Projection: Late Day 3 – 6th/7th round or UDFA
Nico Collins – WR
6’4″ 215 lbs
Collins opted out of 2020 but did take part in the Senior Bowl. He tested very well athletically at his Pro Day, including a blistering 4.43 40-yard dash which is impressive at his size. Collins’ speed is mostly straight-line speed and he is not sharp out of his breaks or explosive off the line. It takes Collins some time to get up to top speed but when he does he can blow by defensive backs. Collins is a natural hands-catcher and snatches the ball out away from his frame. He uses his size well to ward off defenders and wins combat catches. Collins is a very good downfield receiver but there are some questions about his route-running and ability to get open across the middle of the field. If he is seen as a “one trick pony” he may fall to the 3rd round like other guys who were seen as pure deep threats in the past, but he certainly has the upside to be an impactful player.

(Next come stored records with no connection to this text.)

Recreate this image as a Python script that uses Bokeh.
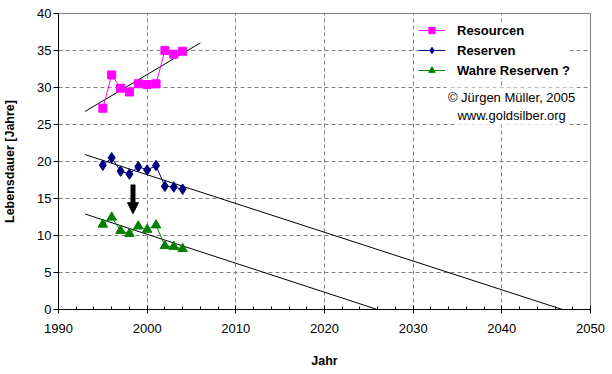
from bokeh.plotting import figure
from bokeh.models import Range1d, FixedTicker, Label, Arrow, NormalHead, Legend, LegendItem
from bokeh.embed import file_html
from bokeh.resources import INLINE
import numpy as np

# ---- data ----
years = [1995, 1996, 1997, 1998, 1999, 2000, 2001, 2002, 2003, 2004]
resourcen = [27.2, 31.7, 29.9, 29.4, 30.5, 30.4, 30.5, 35.0, 34.5, 34.9]
reserven = [19.5, 20.5, 18.7, 18.3, 19.3, 18.85, 19.45, 16.65, 16.55, 16.25]
wahre_reserven = [11.5, 12.45, 10.65, 10.25, 11.25, 10.8, 11.4, 8.6, 8.5, 8.2]

x_ticks = [1990, 2000, 2010, 2020, 2030, 2040, 2050]
x_minor = list(range(1990, 2051, 2))
y_ticks = [0, 5, 10, 15, 20, 25, 30, 35, 40]

trend_start = 1993
resourcen_trend_end = 2006

arrow_x = 1998.4
arrow_from = 16.9
arrow_to = 12.95

credit_x = 2041.1
credit_y1 = 28.7
credit_y2 = 26.25

FONT = "Liberation Sans"

FRAME_W = 532
FRAME_H = 296
B_LEFT, B_RIGHT, B_TOP, B_BOTTOM = 58, 22, 13, 65
p = figure(width=B_LEFT + FRAME_W + B_RIGHT, height=B_TOP + FRAME_H + B_BOTTOM,
           output_backend="svg", toolbar_location=None,
           x_range=Range1d(1990, 2050), y_range=Range1d(0, 40),
           min_border_left=B_LEFT, min_border_right=B_RIGHT,
           min_border_top=B_TOP, min_border_bottom=B_BOTTOM)
p.background_fill_color = "white"
p.border_fill_color = "white"
p.outline_line_color = "#808080"
p.outline_line_width = 1

# axes
p.xaxis.ticker = FixedTicker(ticks=x_ticks, minor_ticks=x_minor)
p.yaxis.ticker = FixedTicker(ticks=y_ticks, minor_ticks=[])
for ax in (p.xaxis[0], p.yaxis[0]):
    ax.axis_line_color = "black"
    ax.major_tick_line_color = "black"
    ax.minor_tick_line_color = "black"
    ax.major_label_text_font = FONT
    ax.major_label_text_font_size = "13px"
    ax.major_label_text_color = "black"
    ax.axis_label_text_font = FONT
    ax.axis_label_text_font_style = "bold"
    ax.axis_label_text_font_size = "12.5px"
    ax.axis_label_text_color = "black"

p.xaxis.axis_label = "Jahr"
p.xaxis.major_tick_in = 4
p.xaxis.major_tick_out = 4
p.xaxis.minor_tick_in = 3
p.xaxis.minor_tick_out = 0
p.xaxis.major_label_standoff = 10
p.xaxis.axis_label_standoff = 18

p.yaxis.axis_label = "Lebensdauer [Jahre]"
p.yaxis.major_tick_in = 0
p.yaxis.major_tick_out = 5
p.yaxis.major_label_standoff = 2
p.yaxis.axis_label_standoff = 17

# grid
p.xgrid.ticker = FixedTicker(ticks=x_ticks)
p.ygrid.ticker = FixedTicker(ticks=y_ticks)
for g in (p.xgrid[0], p.ygrid[0]):
    g.grid_line_color = "#808080"
    g.grid_line_dash = "4 3"
    g.grid_line_width = 1

# trend lines (linear fits of each series)
def trend(values, end=None):
    m, b = np.polyfit(years, values, 1)
    if end is None:
        end = -b / m
    xs = [trend_start, end]
    return xs, [m * x + b for x in xs]

for vals, end in ((resourcen, resourcen_trend_end), (reserven, None), (wahre_reserven, None)):
    tx, ty = trend(vals, end)
    p.line(tx, ty, line_color="black", line_width=1)

# series
l1 = p.line(years, resourcen, line_color="#FF00FF", line_width=1)
s1 = p.scatter(years, resourcen, marker="square", size=8, fill_color="#FF00FF", line_color="#FF00FF")
l2 = p.line(years, reserven, line_color="#000080", line_width=1)
s2 = p.scatter(years, reserven, marker="diamond", size=10.5,
               fill_color="#000080", line_color="#000080")
l3 = p.line(years, wahre_reserven, line_color="#008000", line_width=1)
s3 = p.scatter(years, wahre_reserven, marker="triangle", size=9.5, fill_color="#008000", line_color="#008000")

# arrow
p.add_layout(Arrow(end=NormalHead(size=11, fill_color="black", line_color="black", line_width=1),
                   x_start=arrow_x, y_start=arrow_from, x_end=arrow_x, y_end=arrow_to,
                   line_color="black", line_width=5))

# credit text
for txt, yy in (("© Jürgen Müller, 2005", credit_y1), ("www.goldsilber.org", credit_y2)):
    p.add_layout(Label(x=credit_x, y=yy, text=txt, text_align="center", text_baseline="middle",
                       text_font=FONT, text_font_size="13px", text_color="black",
                       background_fill_color="white", background_fill_alpha=1.0, padding=2))

legend = Legend(items=[LegendItem(label="Resourcen", renderers=[l1, s1]),
                       LegendItem(label="Reserven", renderers=[l2, s2]),
                       LegendItem(label="Wahre Reserven ?", renderers=[l3, s3])],
                location=(360, FRAME_H - 65))
legend.margin = 0
legend.padding = 6
legend.spacing = 4
legend.glyph_width = 27
legend.glyph_height = 16
legend.label_height = 16
legend.label_standoff = 12
legend.label_text_font = FONT
legend.label_text_font_style = "bold"
legend.label_text_font_size = "13px"
legend.label_text_color = "black"
legend.border_line_color = None
legend.background_fill_color = "white"
legend.background_fill_alpha = 1.0
p.add_layout(legend)

open("out.html", "w").write(file_html(p, INLINE))
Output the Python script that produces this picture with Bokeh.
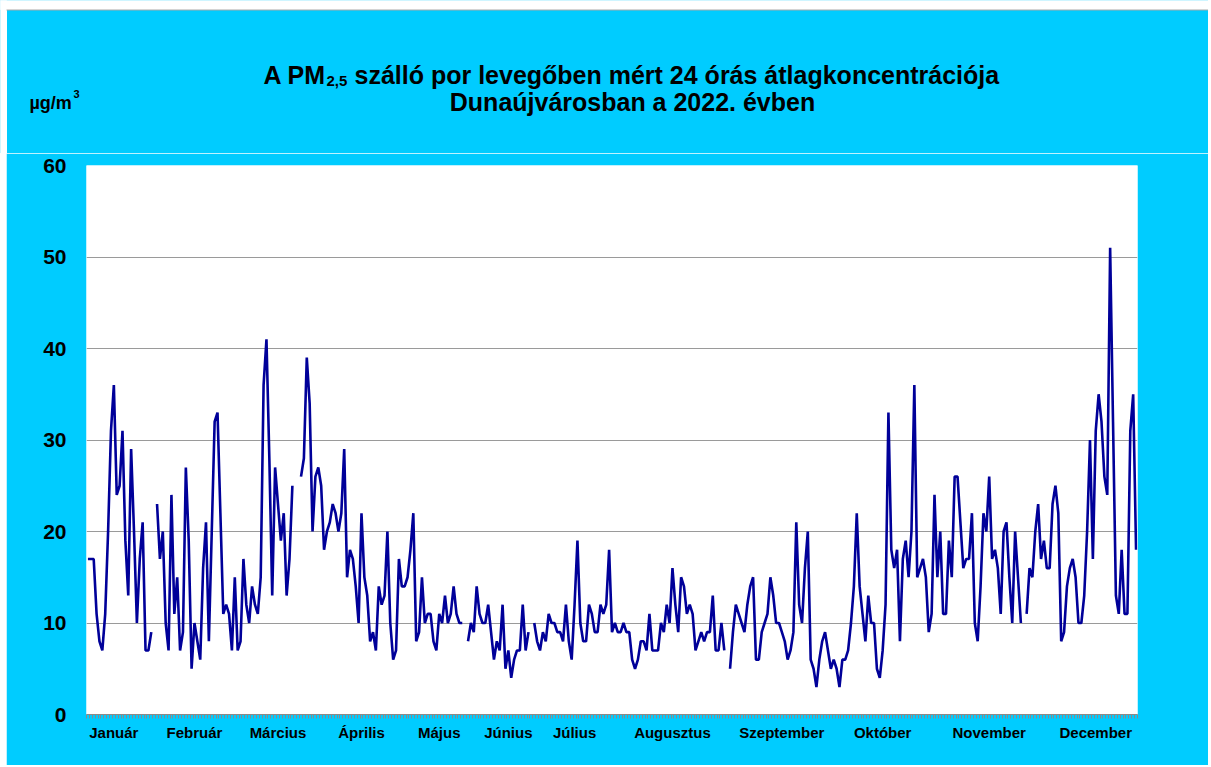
from bokeh.plotting import figure
from bokeh.layouts import row
from bokeh.models import Range1d, FixedTicker, ColumnDataSource, Spacer
from bokeh.core.properties import value
from bokeh.embed import file_html
from bokeh.resources import INLINE

N = None
# daily PM2.5 24h means (µg/m3), 2022, by month; None = missing day
jan = [17, 17, 17, 11, 8, 7, 11, 20, 31, 36, 24, 25, 31, 19, 13, 29, 20, 10, 17, 21, 7, 7, 9, N, 23, 17, 20, 10, 7, 24, 11]
feb = [15, 7, 9, 27, 19, 5, 10, 8, 6, 16, 21, 8, 20, 32, 33, 22, 11, 12, 11, 7, 15, 7, 8, 17, 12, 10, 14, 12]
mar = [11, 15, 36, 41, 28, 13, 27, 23, 19, 22, 13, 17, 25, N, N, 26, 28, 39, 34, 20, 26, 27, 25, 18, 20, 21, 23, 22, 20, 22, 29]
apr = [15, 18, 17, 14, 10, 22, 15, 13, 8, 9, 7, 14, 12, 13, 20, 10, 6, 7, 17, 14, 14, 15, 18, 22, 8, 9, 15, 10, 11, 11]
may = [8, 7, 11, 10, 13, 10, 11, 14, 11, 10, 10, N, 8, 10, 9, 14, 11, 10, 10, 12, 9, 6, 8, 7, 12, 5, 7, 4, 6, 7, 7]
jun = [12, 7, 9, N, 10, 8, 7, 9, 8, 11, 10, 10, 9, 9, 8, 12, 8, 6, 12, 19, 10, 8, 8, 12, 11, 9, 9, 12, 11, 12]
jul = [18, 9, 10, 9, 9, 10, 9, 9, 6, 5, 6, 8, 8, 7, 11, 7, 7, 7, 10, 9, 12, 10, 16, 12, 9, 15, 14, 11, 12, 11, 7]
aug = [8, 9, 8, 9, 9, 13, 7, 7, 10, 7, N, 5, 9, 12, 11, 10, 9, 12, 14, 15, 6, 6, 9, 10, 11, 15, 13, 10, 10, 9, 8]
sep = [6, 7, 9, 21, 12, 10, 16, 20, 6, 5, 3, 6, 8, 9, 7, 5, 6, 5, 3, 6, 6, 7, 10, 14, 22, 14, 11, 8, 13, 10]
okt = [10, 5, 4, 7, 12, 33, 18, 16, 18, 8, 17, 19, 15, 20, 36, 15, 16, 17, 15, 9, 11, 24, 15, 20, 11, 11, 19, 15, 26, 26, 21]
nov = [16, 17, 17, 22, 10, 8, 14, 22, 20, 26, 17, 18, 16, 11, 20, 21, 15, 10, 20, 15, 10, N, 11, 16, 15, 20, 23, 17, 19, 16]
dec = [16, 23, 25, 22, 8, 9, 14, 16, 17, 15, 10, 10, 13, 20, 30, 17, 31, 35, 32, 26, 24, 51, 32, 13, 11, 18, 11, 11, 31, 35, 18]

month_names = ["Január", "Február", "Március", "Április", "Május", "Június",
               "Július", "Augusztus", "Szeptember", "Október", "November", "December"]
month_label_pos = [9, 37, 66, 95, 122, 146, 169, 203, 241, 276, 313, 350]
y_ticks = [0, 10, 20, 30, 40, 50, 60]

values = jan + feb + mar + apr + may + jun + jul + aug + sep + okt + nov + dec
pm = [float("nan") if v is None else float(v) for v in values]
days = list(range(len(pm)))
src = ColumnDataSource(dict(day=days, pm=pm))

CYAN = "#00CCFF"
FONT = "Liberation Sans"
PAD_L, PAD_T, RIGHT = 6, 9, 1208
HDR_H = 153

# ---------- header figure: its frame is the whole canvas, data coords = page pixels ----------
hdr = figure(width=RIGHT, height=HDR_H, x_range=Range1d(0, RIGHT), y_range=Range1d(HDR_H, 0),
             x_axis_type=None, y_axis_type=None, output_backend="svg",
             toolbar_location=None, min_border=0,
             background_fill_color=CYAN, border_fill_color=CYAN)
hdr.outline_line_color = None
hdr.xgrid.visible = False
hdr.ygrid.visible = False
# white page margins (top and left) and the chart-area edge line
hdr.quad(left=[0], right=[RIGHT], top=[0], bottom=[PAD_T], color="white")
hdr.quad(left=[0], right=[PAD_L], top=[0], bottom=[HDR_H], color="white")
hdr.segment(x0=[PAD_L], y0=[PAD_T + 0.5], x1=[RIGHT], y1=[PAD_T + 0.5], line_color="#A8A8A8", line_width=1)


def txt(x, y, s, size, align="left"):
    hdr.text(x=[x], y=[y], text=[s], text_font=value(FONT), text_font_style="bold",
             text_font_size=size, text_color="black", text_align=align,
             text_baseline="alphabetic")


txt(263, 74, "A PM", "25px")
txt(326, 80, "2,5", "15px")
txt(354, 74, "szálló por levegőben mért 24 órás átlagkoncentrációja", "25px")
txt(632, 101, "Dunaújvárosban a 2022. évben", "25px", align="center")
txt(29, 102, "µg/m", "18px")
txt(73, 93, "3", "11px")

# ---------- main chart ----------
FRAME_L, FRAME_T, FRAME_W, FRAME_H = 86, 165, 1051, 549   # page pixels
p = figure(frame_width=FRAME_W, frame_height=FRAME_H,
           x_range=Range1d(-0.5, len(pm) - 0.5), y_range=Range1d(0, 60),
           output_backend="svg", toolbar_location=None,
           min_border_left=FRAME_L - PAD_L, min_border_right=RIGHT - FRAME_L - FRAME_W,
           min_border_top=FRAME_T - HDR_H, min_border_bottom=51,
           background_fill_color="white", border_fill_color=CYAN)
p.outline_line_color = None

p.xgrid.visible = False
p.ygrid.ticker = FixedTicker(ticks=y_ticks[1:])
p.ygrid.grid_line_color = "#9A9A9A"
p.ygrid.grid_line_width = 1

p.yaxis.ticker = FixedTicker(ticks=y_ticks)
p.yaxis.axis_line_color = None
p.yaxis.major_tick_line_color = None
p.yaxis.major_tick_out = 0
p.yaxis.minor_tick_line_color = None
p.yaxis.major_label_text_font = FONT
p.yaxis.major_label_text_font_style = "bold"
p.yaxis.major_label_text_font_size = "21px"
p.yaxis.major_label_text_color = "black"
p.yaxis.major_label_standoff = 20

p.xaxis.ticker = FixedTicker(ticks=month_label_pos,
                             minor_ticks=[d - 0.5 for d in range(len(pm) + 1)])
p.xaxis.major_label_overrides = {pos: name for pos, name in zip(month_label_pos, month_names)}
p.xaxis.major_tick_line_color = None
p.xaxis.major_tick_out = 0
p.xaxis.minor_tick_line_color = "#8A8A8A"
p.xaxis.minor_tick_in = 0
p.xaxis.minor_tick_out = 4
p.xaxis.axis_line_color = "#8A8A8A"
p.xaxis.major_label_text_font = FONT
p.xaxis.major_label_text_font_style = "bold"
p.xaxis.major_label_text_font_size = "15px"
p.xaxis.major_label_text_color = "black"
p.xaxis.major_label_standoff = 5

p.line(x="day", y="pm", source=src, line_color="#000099", line_width=2.6)

main = row(Spacer(width=PAD_L), p, spacing=0)

open("out.html", "w").write(file_html([hdr, main], INLINE))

Projection: Day 2 – 2nd or 3rd round
Quinn Nordin – K
6’0″ 193 lbs
Nordin, like many collegiate kickers, had an inconsistent career. He was a highly-recruited high school prospect but never developed the consistency to be considered an NFL prospect. As a freshman he booted 2 of 3 from over 50 yards with a long of 55. His freshman year was his most consistent, but he still hit just 19 of 24 (79%). Nordin nailed a career-long 57-yarder as a junior but followed it up by connecting on just 2 of 5 as a senior.